- **CHALLENGE**: Reproduce the material below line by line, beginning with its first line and ending with the line that contains "var height = 542;"; leave out pictures.

******

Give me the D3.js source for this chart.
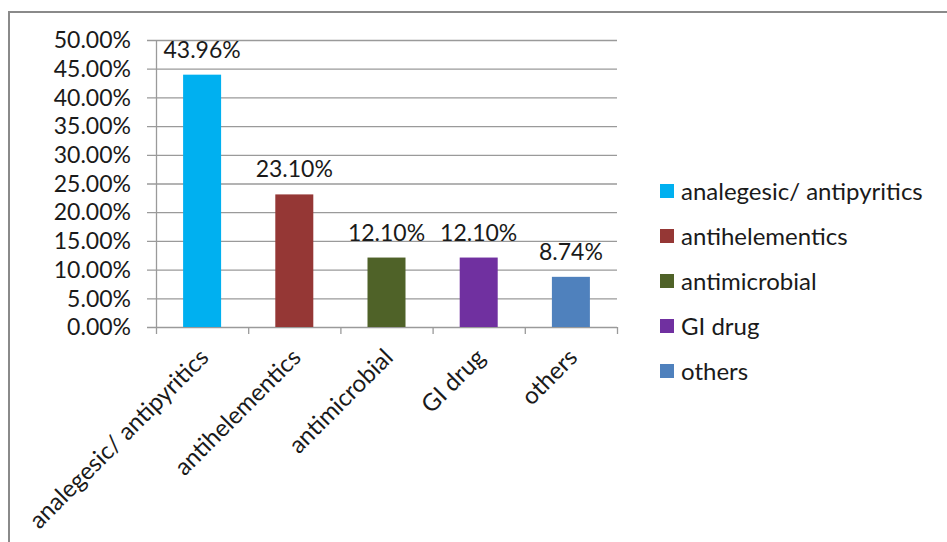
<!DOCTYPE html>
<html>
<head>
<meta charset="utf-8">
<script src="https://cdn.jsdelivr.net/npm/d3@7"></script>
<style>
  body { margin: 0; background: #fff; }
  text { font-family: Lato, "Open Sans", sans-serif; fill: #1a1a1a; }
</style>
</head>
<body>
<script>
var width = 947;
var height = 542;

// data
var categories = ["analegesic/ antipyritics", "antihelementics", "antimicrobial", "GI drug", "others"];
var values = [43.96, 23.10, 12.10, 12.10, 8.74];
var colors = ["#00B0F0", "#953735", "#4F6228", "#7030A0", "#4F81BD"];
var yTicks = [0, 5, 10, 15, 20, 25, 30, 35, 40, 45, 50];

var svg = d3.select("body").append("svg")
  .attr("width", width)
  .attr("height", height);

// chart frame
svg.append("rect")
  .attr("x", 9).attr("y", 12)
  .attr("width", 950).attr("height", 560)
  .attr("fill", "none")
  .attr("stroke", "#8a8a8a")
  .attr("stroke-width", 2);

var plot = { left: 156, right: 617, top: 40, bottom: 327 };

var x = d3.scaleBand()
  .domain(categories)
  .range([plot.left, plot.right])
  .paddingInner(0)
  .paddingOuter(0);

var y = d3.scaleLinear()
  .domain([0, 50])
  .range([plot.bottom, plot.top]);

// gridlines + y ticks
svg.append("g")
  .selectAll("line")
  .data(yTicks)
  .enter()
  .append("line")
  .attr("x1", plot.left - 9)
  .attr("x2", plot.right)
  .attr("y1", function (d) { return y(d) + 0.5; })
  .attr("y2", function (d) { return y(d) + 0.5; })
  .attr("stroke", "#9a9a9a")
  .attr("stroke-width", 1.3);

svg.append("g")
  .selectAll("text")
  .data(yTicks)
  .enter()
  .append("text")
  .attr("x", 131)
  .attr("y", function (d) { return y(d); })
  .attr("dy", "0.36em")
  .attr("text-anchor", "end")
  .style("font-size", "23px")
  .text(function (d) { return d.toFixed(2) + "%"; });

// y axis line
svg.append("line")
  .attr("x1", plot.left + 0.5).attr("x2", plot.left + 0.5)
  .attr("y1", plot.top).attr("y2", plot.bottom + 7)
  .attr("stroke", "#9a9a9a")
  .attr("stroke-width", 1.3);

// category tick marks
var bounds = categories.map(function (c) { return x(c); }).concat([plot.right]);
svg.append("g")
  .selectAll("line")
  .data(bounds.slice(1))
  .enter()
  .append("line")
  .attr("x1", function (d) { return d + 0.5; })
  .attr("x2", function (d) { return d + 0.5; })
  .attr("y1", plot.bottom)
  .attr("y2", plot.bottom + 7)
  .attr("stroke", "#9a9a9a")
  .attr("stroke-width", 1.3);

// bars
var barW = 38;
svg.append("g")
  .selectAll("rect")
  .data(values)
  .enter()
  .append("rect")
  .attr("x", function (d, i) { return x(categories[i]) + x.bandwidth() / 2 - barW / 2; })
  .attr("y", function (d) { return y(d); })
  .attr("width", barW)
  .attr("height", function (d) { return y(0) - y(d); })
  .attr("fill", function (d, i) { return colors[i]; });

// value labels
svg.append("g")
  .selectAll("text")
  .data(values)
  .enter()
  .append("text")
  .attr("x", function (d, i) { return x(categories[i]) + x.bandwidth() / 2; })
  .attr("y", function (d) { return y(d) - 17; })
  .attr("text-anchor", "middle")
  .style("font-size", "23px")
  .text(function (d) { return d.toFixed(2) + "%"; });

// rotated category labels
svg.append("g")
  .selectAll("text")
  .data(categories)
  .enter()
  .append("text")
  .attr("transform", function (d) {
    return "translate(" + (x(d) + x.bandwidth() / 2 + 8) + "," + (plot.bottom + 32) + ") rotate(-45)";
  })
  .attr("text-anchor", "end")
  .style("font-size", "24px")
  .text(function (d) { return d; });

// legend
var legend = svg.append("g")
  .selectAll("g")
  .data(categories)
  .enter()
  .append("g")
  .attr("transform", function (d, i) { return "translate(660," + (191 + i * 45) + ")"; });

legend.append("rect")
  .attr("x", 0).attr("y", -7)
  .attr("width", 14).attr("height", 14)
  .attr("fill", function (d, i) { return colors[i]; });

legend.append("text")
  .attr("x", 21)
  .attr("y", 0)
  .attr("dy", "0.36em")
  .style("font-size", "24px")
  .text(function (d) { return d; });
</script>
</body>
</html>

******

- **EXERCISE SOLUTION**:
Give me the D3.js source for this chart.
<!DOCTYPE html>
<html>
<head>
<meta charset="utf-8">
<script src="https://cdn.jsdelivr.net/npm/d3@7"></script>
<style>
  body { margin: 0; background: #fff; }
  text { font-family: Lato, "Open Sans", sans-serif; fill: #1a1a1a; }
</style>
</head>
<body>
<script>
var width = 947;
var height = 542;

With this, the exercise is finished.